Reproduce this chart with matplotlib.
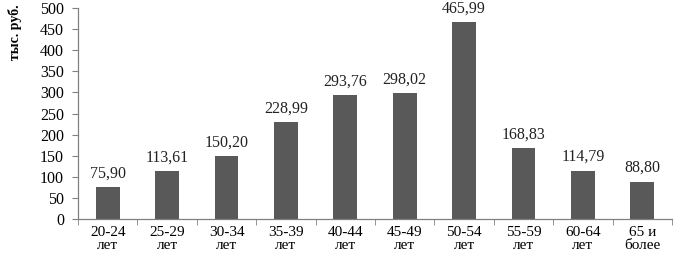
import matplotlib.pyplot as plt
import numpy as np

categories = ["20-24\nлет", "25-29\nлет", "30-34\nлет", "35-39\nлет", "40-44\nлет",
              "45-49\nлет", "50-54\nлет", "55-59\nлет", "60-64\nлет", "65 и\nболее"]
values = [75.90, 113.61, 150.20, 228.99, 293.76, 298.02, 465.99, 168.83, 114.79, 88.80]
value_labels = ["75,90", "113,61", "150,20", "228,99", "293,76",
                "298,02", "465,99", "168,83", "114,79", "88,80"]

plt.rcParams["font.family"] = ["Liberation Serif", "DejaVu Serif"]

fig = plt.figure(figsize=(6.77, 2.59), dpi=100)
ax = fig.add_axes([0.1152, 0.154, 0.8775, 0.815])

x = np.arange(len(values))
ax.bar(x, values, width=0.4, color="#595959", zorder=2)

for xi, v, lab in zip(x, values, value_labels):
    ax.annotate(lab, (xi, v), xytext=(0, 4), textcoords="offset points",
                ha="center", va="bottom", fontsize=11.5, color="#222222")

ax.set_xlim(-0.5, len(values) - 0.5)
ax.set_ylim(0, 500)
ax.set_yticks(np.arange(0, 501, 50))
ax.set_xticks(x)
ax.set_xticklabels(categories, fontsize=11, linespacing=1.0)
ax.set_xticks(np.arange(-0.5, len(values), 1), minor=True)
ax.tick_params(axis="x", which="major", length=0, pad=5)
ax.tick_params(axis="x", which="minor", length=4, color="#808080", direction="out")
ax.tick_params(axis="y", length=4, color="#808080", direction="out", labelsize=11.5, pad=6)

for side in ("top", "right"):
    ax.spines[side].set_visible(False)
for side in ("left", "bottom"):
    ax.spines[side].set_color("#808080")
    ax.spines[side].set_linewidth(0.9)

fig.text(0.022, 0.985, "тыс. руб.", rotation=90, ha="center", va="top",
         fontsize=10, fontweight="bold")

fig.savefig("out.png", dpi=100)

****

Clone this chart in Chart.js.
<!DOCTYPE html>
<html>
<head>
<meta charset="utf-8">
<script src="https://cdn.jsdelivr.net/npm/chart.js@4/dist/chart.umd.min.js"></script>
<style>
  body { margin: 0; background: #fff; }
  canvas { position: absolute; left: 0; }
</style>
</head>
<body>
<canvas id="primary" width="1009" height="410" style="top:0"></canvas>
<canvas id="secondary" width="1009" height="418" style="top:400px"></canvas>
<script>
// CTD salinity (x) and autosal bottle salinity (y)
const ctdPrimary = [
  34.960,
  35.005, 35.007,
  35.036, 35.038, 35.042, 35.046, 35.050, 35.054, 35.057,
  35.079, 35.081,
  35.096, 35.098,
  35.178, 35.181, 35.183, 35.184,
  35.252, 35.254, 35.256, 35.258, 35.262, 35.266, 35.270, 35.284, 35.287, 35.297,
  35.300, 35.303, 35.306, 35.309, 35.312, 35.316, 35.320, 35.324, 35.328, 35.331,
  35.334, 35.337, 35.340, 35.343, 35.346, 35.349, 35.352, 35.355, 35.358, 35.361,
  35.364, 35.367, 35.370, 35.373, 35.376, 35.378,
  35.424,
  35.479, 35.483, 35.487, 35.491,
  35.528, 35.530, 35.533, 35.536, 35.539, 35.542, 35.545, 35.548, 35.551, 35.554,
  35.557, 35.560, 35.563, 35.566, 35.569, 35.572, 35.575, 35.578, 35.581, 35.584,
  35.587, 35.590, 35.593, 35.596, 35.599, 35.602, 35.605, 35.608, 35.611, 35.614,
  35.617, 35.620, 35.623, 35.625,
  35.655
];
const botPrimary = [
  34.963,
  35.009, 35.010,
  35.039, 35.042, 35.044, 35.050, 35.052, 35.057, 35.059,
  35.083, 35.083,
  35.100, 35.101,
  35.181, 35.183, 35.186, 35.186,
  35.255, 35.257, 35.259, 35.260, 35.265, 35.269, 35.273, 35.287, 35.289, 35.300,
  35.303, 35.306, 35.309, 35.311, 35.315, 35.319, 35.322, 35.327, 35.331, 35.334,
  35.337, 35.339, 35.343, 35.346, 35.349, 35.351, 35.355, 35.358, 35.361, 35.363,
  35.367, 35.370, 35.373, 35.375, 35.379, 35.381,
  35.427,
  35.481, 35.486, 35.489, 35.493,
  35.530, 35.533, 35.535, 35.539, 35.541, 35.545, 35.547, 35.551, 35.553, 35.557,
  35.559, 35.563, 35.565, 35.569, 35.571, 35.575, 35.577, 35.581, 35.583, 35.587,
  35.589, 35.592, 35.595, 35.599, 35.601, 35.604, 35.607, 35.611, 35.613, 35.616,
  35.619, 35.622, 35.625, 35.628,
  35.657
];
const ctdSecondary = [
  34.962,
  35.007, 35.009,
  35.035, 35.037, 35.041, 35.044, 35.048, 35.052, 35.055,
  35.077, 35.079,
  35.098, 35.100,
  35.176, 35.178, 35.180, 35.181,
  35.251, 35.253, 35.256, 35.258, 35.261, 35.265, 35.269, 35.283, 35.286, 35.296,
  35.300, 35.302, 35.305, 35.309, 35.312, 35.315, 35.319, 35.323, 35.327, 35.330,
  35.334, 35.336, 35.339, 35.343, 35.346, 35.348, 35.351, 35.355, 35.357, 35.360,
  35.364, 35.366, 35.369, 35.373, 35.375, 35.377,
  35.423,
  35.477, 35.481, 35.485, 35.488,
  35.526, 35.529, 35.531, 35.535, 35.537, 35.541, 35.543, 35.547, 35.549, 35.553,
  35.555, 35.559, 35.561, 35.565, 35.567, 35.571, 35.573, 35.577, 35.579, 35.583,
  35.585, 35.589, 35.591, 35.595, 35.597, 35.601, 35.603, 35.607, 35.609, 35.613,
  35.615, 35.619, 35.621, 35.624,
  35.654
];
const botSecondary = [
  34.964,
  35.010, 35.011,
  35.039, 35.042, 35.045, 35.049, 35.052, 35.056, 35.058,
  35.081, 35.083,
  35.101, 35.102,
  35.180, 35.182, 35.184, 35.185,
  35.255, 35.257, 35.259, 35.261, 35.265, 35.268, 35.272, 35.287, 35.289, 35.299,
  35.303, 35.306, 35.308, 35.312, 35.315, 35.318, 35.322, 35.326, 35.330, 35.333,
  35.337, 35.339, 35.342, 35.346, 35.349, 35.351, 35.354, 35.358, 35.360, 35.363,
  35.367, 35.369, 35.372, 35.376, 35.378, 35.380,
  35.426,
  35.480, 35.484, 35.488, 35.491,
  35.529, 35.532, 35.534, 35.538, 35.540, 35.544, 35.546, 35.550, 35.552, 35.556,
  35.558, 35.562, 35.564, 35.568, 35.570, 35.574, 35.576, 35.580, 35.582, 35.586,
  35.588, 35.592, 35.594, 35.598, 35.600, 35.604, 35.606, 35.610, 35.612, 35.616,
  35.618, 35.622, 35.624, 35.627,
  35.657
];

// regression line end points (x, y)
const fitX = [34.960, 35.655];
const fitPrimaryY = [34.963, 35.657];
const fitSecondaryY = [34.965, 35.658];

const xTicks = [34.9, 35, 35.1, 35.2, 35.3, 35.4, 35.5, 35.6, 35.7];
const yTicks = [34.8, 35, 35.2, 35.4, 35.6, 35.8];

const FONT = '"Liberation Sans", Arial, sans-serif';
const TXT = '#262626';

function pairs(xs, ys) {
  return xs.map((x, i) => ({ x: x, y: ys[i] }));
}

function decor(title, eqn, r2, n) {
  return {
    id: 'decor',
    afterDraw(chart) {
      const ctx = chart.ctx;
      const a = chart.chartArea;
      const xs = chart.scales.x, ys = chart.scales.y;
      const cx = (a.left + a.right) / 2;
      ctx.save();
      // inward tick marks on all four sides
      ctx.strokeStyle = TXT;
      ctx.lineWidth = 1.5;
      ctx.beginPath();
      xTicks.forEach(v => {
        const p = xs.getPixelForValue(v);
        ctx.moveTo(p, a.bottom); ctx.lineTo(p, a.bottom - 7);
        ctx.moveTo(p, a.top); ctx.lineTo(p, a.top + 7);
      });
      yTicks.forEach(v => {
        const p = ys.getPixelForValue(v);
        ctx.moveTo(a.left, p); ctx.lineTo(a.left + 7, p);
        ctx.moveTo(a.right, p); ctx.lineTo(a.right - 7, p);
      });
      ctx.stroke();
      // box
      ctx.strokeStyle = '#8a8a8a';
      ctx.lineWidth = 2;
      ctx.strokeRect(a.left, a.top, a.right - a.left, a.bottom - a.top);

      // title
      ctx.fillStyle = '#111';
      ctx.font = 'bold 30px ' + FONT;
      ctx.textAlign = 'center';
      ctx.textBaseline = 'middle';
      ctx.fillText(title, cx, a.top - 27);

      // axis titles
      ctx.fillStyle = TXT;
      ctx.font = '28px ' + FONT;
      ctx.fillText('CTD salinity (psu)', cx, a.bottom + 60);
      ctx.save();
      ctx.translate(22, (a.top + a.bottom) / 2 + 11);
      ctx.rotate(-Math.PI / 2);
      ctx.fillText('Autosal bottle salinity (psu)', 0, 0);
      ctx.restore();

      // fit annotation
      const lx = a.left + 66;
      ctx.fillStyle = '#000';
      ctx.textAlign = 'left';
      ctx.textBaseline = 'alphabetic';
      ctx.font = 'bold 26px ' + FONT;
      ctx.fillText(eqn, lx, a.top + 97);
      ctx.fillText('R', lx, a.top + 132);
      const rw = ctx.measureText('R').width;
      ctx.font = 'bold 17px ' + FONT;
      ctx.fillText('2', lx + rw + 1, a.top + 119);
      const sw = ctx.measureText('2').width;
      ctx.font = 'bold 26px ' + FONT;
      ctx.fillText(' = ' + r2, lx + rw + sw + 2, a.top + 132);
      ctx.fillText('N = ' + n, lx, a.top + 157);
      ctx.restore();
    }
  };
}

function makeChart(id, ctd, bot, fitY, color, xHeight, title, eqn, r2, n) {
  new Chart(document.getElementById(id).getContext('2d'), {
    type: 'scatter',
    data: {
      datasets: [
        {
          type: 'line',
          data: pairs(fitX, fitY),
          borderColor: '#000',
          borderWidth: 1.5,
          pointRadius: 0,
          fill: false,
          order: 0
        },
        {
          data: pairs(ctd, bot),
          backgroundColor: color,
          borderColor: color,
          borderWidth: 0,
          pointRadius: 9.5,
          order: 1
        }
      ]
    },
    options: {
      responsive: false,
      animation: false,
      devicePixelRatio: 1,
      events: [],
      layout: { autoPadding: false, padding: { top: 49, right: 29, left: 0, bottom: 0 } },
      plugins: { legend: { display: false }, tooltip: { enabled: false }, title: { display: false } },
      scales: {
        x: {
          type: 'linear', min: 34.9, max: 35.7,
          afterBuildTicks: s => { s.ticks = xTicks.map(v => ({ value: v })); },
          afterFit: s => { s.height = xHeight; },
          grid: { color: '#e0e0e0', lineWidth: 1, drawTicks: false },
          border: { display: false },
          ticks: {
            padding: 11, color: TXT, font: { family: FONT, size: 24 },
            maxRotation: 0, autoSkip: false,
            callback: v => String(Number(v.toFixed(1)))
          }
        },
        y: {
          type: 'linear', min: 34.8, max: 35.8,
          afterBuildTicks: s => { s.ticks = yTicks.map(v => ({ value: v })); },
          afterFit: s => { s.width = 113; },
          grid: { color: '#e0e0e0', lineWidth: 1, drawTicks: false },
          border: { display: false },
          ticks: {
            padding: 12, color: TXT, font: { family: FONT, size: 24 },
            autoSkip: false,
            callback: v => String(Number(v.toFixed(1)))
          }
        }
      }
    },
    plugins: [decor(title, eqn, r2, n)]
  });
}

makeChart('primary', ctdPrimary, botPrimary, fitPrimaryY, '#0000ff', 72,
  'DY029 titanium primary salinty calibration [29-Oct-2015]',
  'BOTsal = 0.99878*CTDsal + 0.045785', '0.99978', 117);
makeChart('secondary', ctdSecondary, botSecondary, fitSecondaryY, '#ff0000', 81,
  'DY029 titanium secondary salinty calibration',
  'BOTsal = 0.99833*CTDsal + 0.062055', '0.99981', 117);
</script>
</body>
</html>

****

■ **Exercise goal**: The first line to copy holds "Reproduce this chart with matplotlib.", and the last holds "import numpy as np". Copy them and the lines between exactly, leaving out pictures.

■ **The solution**:
Reproduce this chart with matplotlib.
import matplotlib.pyplot as plt
import numpy as np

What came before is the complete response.